Outcome: The company successfully renewed its credit facility and is now executing against a clearly defined plan to stabilize operations and avoid a recurrence of similar financial stress.

Building a Durable Operating Platform

With immediate risk addressed, the partnership is shifting toward building a business capable of performing across market cycles.

Saorsa continues to support the company by:

  • Reinforcing operational discipline and ownership
  • Improving data quality and performance visibility
  • Supporting leadership transitions and capacity planning
  • Evaluating future investments for after deleveraging milestones are met

The focus is no longer growth for growth's sake, but durability: building a trading and logistics platform that generates consistent free cash flow and can withstand volatility.
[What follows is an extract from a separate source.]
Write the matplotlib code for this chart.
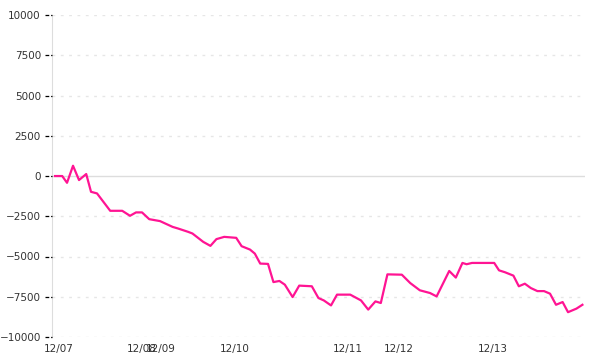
import matplotlib
matplotlib.use("Agg")
import matplotlib.pyplot as plt

# sample position (step index) and value
steps = [0, 1.2, 2, 3, 4, 5.2, 6, 7, 9.2, 11.2, 12.5, 13.5, 14.5, 15.7, 17.5,
         19.6, 20.5, 22.2, 22.9, 24.7, 25.9, 26.9, 28.2, 30.2, 31.1, 32.5, 33.3,
         34.2, 35.5, 36.4, 37.4, 38.3, 39.6, 40.7, 42.8, 43.9, 44.8, 46, 47,
         49.2, 51, 52.2, 53.4, 54.3, 55.4, 57.8, 59.2, 60.8, 62.5, 63.6, 65.7,
         66.8, 67.9, 68.6, 69.5, 73.2, 74, 75, 76.4, 77.3, 78.3, 79.3, 80.4,
         81.5, 82.5, 83.5, 84.6, 85.5, 86.9, 87.9]
values = [0, 0, -420, 640, -250, 125, -980, -1080, -2160, -2160, -2470, -2260,
          -2260, -2680, -2800, -3160, -3260, -3470, -3570, -4090, -4340, -3920,
          -3780, -3840, -4360, -4570, -4820, -5440, -5460, -6590, -6520, -6750,
          -7520, -6810, -6850, -7580, -7730, -8040, -7370, -7370, -7730, -8300,
          -7790, -7890, -6110, -6130, -6650, -7100, -7270, -7480, -5900, -6310,
          -5400, -5480, -5400, -5400, -5860, -5980, -6190, -6850, -6690, -6960,
          -7150, -7150, -7310, -8000, -7830, -8460, -8240, -8000]

day_pos = [0.7, 14.5, 17.7, 30, 48.8, 57.3, 73]
day_labels = ["12/07", "12/08", "12/09", "12/10", "12/11", "12/12", "12/13"]
y_ticks = [10000, 7500, 5000, 2500, 0, -2500, -5000, -7500, -10000]

fig = plt.figure(figsize=(6, 3.6), dpi=100)
ax = fig.add_axes([0.0867, 0.064, 0.888, 0.894])

tick_len = 7 / (0.888 * 600)  # 7 px in axes fraction
for yv in y_ticks:
    if yv == 0:
        ax.axhline(yv, color="#dddddd", lw=1, zorder=1)
    else:
        ax.axhline(yv, color="#e6e6e6", lw=1, ls=(0, (2, 4)), zorder=1)
    # dashed tick mark left of the axis
    ax.plot([-tick_len, 0], [yv, yv], transform=ax.get_yaxis_transform(),
            color="black", lw=0.9, ls=(0, (3, 1.5)), clip_on=False, zorder=4)

ax.plot(steps, values, color="#ff1493", lw=1.6, zorder=3)

ax.set_xlim(-0.5, 88.3)
ax.set_ylim(-10000, 10000)
ax.set_yticks(y_ticks)
ax.set_xticks(day_pos)
ax.set_xticklabels(day_labels)

for s in ["top", "right", "bottom"]:
    ax.spines[s].set_visible(False)
ax.spines["left"].set_color("#dddddd")
ax.tick_params(axis="y", length=7, color="none", labelsize=7.5,
               labelcolor="#333333", pad=1)
ax.tick_params(axis="x", length=0, labelsize=7.5, labelcolor="#333333", pad=5)

fig.savefig("out.png", dpi=100)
A Turning Point for Long-Term Value

The partnership with Saorsa Growth Partners transformed a high-risk moment into a controlled reset. Through financial modeling, hands-on execution support, and disciplined risk management, the company is stabilizing its balance sheet with renewed lender confidence and regained control of its finances.

Today, the business is operating with greater clarity, tighter execution, and a forward-looking plan designed to prevent the conditions that led to prior stress. Saorsa remains actively engaged as a strategic partner, focused on execution, resilience, and long-term value creation rather than short-term optics.